Em Sous le Ciel d"Alice conta-se a forma como a guerra civil em 1975 no Líbano afetou um casal apaixonado. Alice é suíça e veio para o Beirute para se livrar de uma vida aborrecida nas montanhas do seu país. A sua profissão é educadora infantil mas cedo se apaixona pelas ilustrações. O seu marido é um astrofísico chamado Joseph, que sonha lançar o primeiro foguetão libanês no espaço. Entre os dois parece haver um amor perfeito, um amor do qual nasce Mona, que num ápice se torna mulher e quer viver uma juventude livre. Esta vida familiar idílica é posta à prova quando os primeiros sinais de violência eclodem no país. A guerra, que poderia parecer passageira, torna-se quotidiano e Alice e Joseph têm dificuldades em sorrir....

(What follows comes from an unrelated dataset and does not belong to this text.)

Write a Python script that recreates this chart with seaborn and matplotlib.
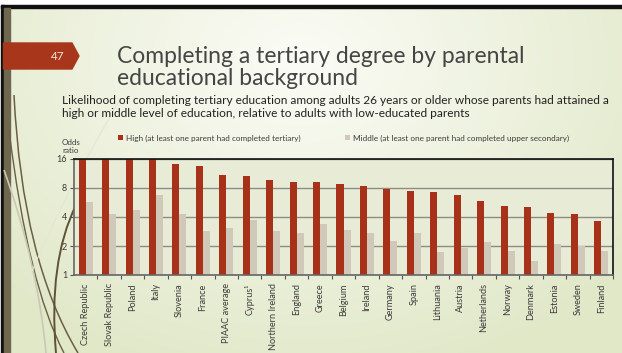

Entre o risco de transparecer um certo risco pelo decorativo, o filme aguenta-se sempre numa fina linha entre o relato da mudança de um país e os afetos de uma memória de uma outra Beirute. Parece claro que se torna mais confortável à realizadora descrever o estado cor-de-rosa de uma época anterior aos conflitos e aí consegue pequenos achados visuais que convocam uma simpatia natural. Mais tarde, consegue também identificar sinais de uma derrota íntima daqueles que ousaram enfrentar o terror de um conflito sempre paredes-meias com o absurdo. E fá-lo com um outro tom: a segunda parte da narrativa perde a cor e os jogos cenográficos passam uma tristeza justa, mesmo quando às vezes se sinta uma certa indecisão dramática. Entre esses dois registos a nostalgia desta "beleza libanesa" é pudica. Pudica e orgulhosamente feminina - o imaginário plástico de Mazlo é de uma delicadeza fina, finíssima.

Quem poderia pensar, sobretudo pelas primeiras imagens, que o lado "animado" deste objeto tornasse tudo ligeirinho talvez se engane. Sai-se da sala com um amargo na boca: Céus do Líbano é um filme amargurado, nomeadamente porque começa por propor um acontecimento romântico que fazia sentido num mundo que já foi feliz. Esta cineasta estreante nas longas fez declaradamente um filme saudosista, um manifesto por um Líbano que pareceu perfeito e aí torna-se daqueles filmes que apetece guardar de mansinho no coração.

Elogio ainda para a protagonista, Alba Rohrwacher, a italiana de Virgem Prometida e Eu Sou o Amor, provavelmente o maior talento da sua geração. A atriz evita o efeito Amélie Poulain na sua personagem.